Stored data:
----------------------------------------

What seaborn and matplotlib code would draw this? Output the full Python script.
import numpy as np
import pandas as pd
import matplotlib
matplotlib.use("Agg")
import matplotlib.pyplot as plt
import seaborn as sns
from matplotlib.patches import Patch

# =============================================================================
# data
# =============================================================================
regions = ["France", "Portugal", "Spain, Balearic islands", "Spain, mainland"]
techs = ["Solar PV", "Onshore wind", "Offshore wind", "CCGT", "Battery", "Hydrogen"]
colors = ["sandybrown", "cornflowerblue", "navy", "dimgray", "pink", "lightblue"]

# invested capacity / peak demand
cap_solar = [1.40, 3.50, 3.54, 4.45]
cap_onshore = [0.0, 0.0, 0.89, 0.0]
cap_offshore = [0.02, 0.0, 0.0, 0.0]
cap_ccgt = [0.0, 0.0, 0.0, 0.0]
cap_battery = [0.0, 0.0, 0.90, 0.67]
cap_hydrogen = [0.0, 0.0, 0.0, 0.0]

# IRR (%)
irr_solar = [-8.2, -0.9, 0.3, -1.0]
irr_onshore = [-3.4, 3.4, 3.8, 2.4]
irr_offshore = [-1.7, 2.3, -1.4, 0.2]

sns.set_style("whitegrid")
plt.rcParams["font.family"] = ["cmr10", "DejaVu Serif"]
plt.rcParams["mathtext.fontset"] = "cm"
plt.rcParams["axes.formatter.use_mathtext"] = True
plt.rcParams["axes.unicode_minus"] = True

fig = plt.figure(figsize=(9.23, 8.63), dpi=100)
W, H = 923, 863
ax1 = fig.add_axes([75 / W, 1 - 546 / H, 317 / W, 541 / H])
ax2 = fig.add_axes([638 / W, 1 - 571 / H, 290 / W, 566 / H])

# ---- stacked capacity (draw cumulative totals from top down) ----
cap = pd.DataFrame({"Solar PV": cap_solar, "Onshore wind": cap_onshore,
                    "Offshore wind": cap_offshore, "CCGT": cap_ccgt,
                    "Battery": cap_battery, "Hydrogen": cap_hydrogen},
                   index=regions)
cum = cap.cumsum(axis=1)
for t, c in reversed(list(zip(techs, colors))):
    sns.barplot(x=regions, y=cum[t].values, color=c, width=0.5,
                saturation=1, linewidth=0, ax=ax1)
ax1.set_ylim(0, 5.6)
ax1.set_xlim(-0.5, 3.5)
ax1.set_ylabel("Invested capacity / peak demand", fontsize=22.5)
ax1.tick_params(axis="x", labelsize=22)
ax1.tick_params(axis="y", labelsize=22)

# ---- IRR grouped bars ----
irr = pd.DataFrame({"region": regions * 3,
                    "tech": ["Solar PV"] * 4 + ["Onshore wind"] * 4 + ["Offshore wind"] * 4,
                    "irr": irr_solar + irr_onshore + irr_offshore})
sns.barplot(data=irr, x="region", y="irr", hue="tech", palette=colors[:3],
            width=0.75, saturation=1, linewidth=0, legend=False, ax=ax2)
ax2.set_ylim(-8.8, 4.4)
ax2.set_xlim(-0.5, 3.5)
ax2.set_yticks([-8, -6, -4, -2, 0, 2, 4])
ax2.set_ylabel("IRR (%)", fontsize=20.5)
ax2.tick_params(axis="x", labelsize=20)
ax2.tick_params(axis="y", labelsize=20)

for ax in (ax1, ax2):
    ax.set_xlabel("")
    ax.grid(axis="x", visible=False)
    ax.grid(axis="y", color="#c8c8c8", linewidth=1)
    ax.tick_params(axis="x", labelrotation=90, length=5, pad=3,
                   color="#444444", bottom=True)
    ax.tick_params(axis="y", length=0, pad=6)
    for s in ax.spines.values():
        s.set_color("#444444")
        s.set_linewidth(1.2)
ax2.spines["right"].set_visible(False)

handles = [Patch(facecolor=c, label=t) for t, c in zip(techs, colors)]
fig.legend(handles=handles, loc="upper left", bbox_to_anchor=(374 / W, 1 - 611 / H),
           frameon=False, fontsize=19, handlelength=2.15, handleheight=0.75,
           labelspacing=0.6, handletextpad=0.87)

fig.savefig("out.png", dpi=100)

----------------------------------------

What you should do: Every line of the material must be returned exactly as it appears.

Reply:
What seaborn and matplotlib code would draw this? Output the full Python script.
import numpy as np
import pandas as pd
import matplotlib
matplotlib.use("Agg")
import matplotlib.pyplot as plt
import seaborn as sns
from matplotlib.patches import Patch

# =============================================================================
# data
# =============================================================================
regions = ["France", "Portugal", "Spain, Balearic islands", "Spain, mainland"]
techs = ["Solar PV", "Onshore wind", "Offshore wind", "CCGT", "Battery", "Hydrogen"]
colors = ["sandybrown", "cornflowerblue", "navy", "dimgray", "pink", "lightblue"]

# invested capacity / peak demand
cap_solar = [1.40, 3.50, 3.54, 4.45]
cap_onshore = [0.0, 0.0, 0.89, 0.0]
cap_offshore = [0.02, 0.0, 0.0, 0.0]
cap_ccgt = [0.0, 0.0, 0.0, 0.0]
cap_battery = [0.0, 0.0, 0.90, 0.67]
cap_hydrogen = [0.0, 0.0, 0.0, 0.0]

# IRR (%)
irr_solar = [-8.2, -0.9, 0.3, -1.0]
irr_onshore = [-3.4, 3.4, 3.8, 2.4]
irr_offshore = [-1.7, 2.3, -1.4, 0.2]

sns.set_style("whitegrid")
plt.rcParams["font.family"] = ["cmr10", "DejaVu Serif"]
plt.rcParams["mathtext.fontset"] = "cm"
plt.rcParams["axes.formatter.use_mathtext"] = True
plt.rcParams["axes.unicode_minus"] = True

fig = plt.figure(figsize=(9.23, 8.63), dpi=100)
W, H = 923, 863
ax1 = fig.add_axes([75 / W, 1 - 546 / H, 317 / W, 541 / H])
ax2 = fig.add_axes([638 / W, 1 - 571 / H, 290 / W, 566 / H])

# ---- stacked capacity (draw cumulative totals from top down) ----
cap = pd.DataFrame({"Solar PV": cap_solar, "Onshore wind": cap_onshore,
                    "Offshore wind": cap_offshore, "CCGT": cap_ccgt,
                    "Battery": cap_battery, "Hydrogen": cap_hydrogen},
                   index=regions)
cum = cap.cumsum(axis=1)
for t, c in reversed(list(zip(techs, colors))):
    sns.barplot(x=regions, y=cum[t].values, color=c, width=0.5,
                saturation=1, linewidth=0, ax=ax1)
ax1.set_ylim(0, 5.6)
ax1.set_xlim(-0.5, 3.5)
ax1.set_ylabel("Invested capacity / peak demand", fontsize=22.5)
ax1.tick_params(axis="x", labelsize=22)
ax1.tick_params(axis="y", labelsize=22)

# ---- IRR grouped bars ----
irr = pd.DataFrame({"region": regions * 3,
                    "tech": ["Solar PV"] * 4 + ["Onshore wind"] * 4 + ["Offshore wind"] * 4,
                    "irr": irr_solar + irr_onshore + irr_offshore})
sns.barplot(data=irr, x="region", y="irr", hue="tech", palette=colors[:3],
            width=0.75, saturation=1, linewidth=0, legend=False, ax=ax2)
ax2.set_ylim(-8.8, 4.4)
ax2.set_xlim(-0.5, 3.5)
ax2.set_yticks([-8, -6, -4, -2, 0, 2, 4])
ax2.set_ylabel("IRR (%)", fontsize=20.5)
ax2.tick_params(axis="x", labelsize=20)
ax2.tick_params(axis="y", labelsize=20)

for ax in (ax1, ax2):
    ax.set_xlabel("")
    ax.grid(axis="x", visible=False)
    ax.grid(axis="y", color="#c8c8c8", linewidth=1)
    ax.tick_params(axis="x", labelrotation=90, length=5, pad=3,
                   color="#444444", bottom=True)
    ax.tick_params(axis="y", length=0, pad=6)
    for s in ax.spines.values():
        s.set_color("#444444")
        s.set_linewidth(1.2)
ax2.spines["right"].set_visible(False)

handles = [Patch(facecolor=c, label=t) for t, c in zip(techs, colors)]
fig.legend(handles=handles, loc="upper left", bbox_to_anchor=(374 / W, 1 - 611 / H),
           frameon=False, fontsize=19, handlelength=2.15, handleheight=0.75,
           labelspacing=0.6, handletextpad=0.87)

fig.savefig("out.png", dpi=100)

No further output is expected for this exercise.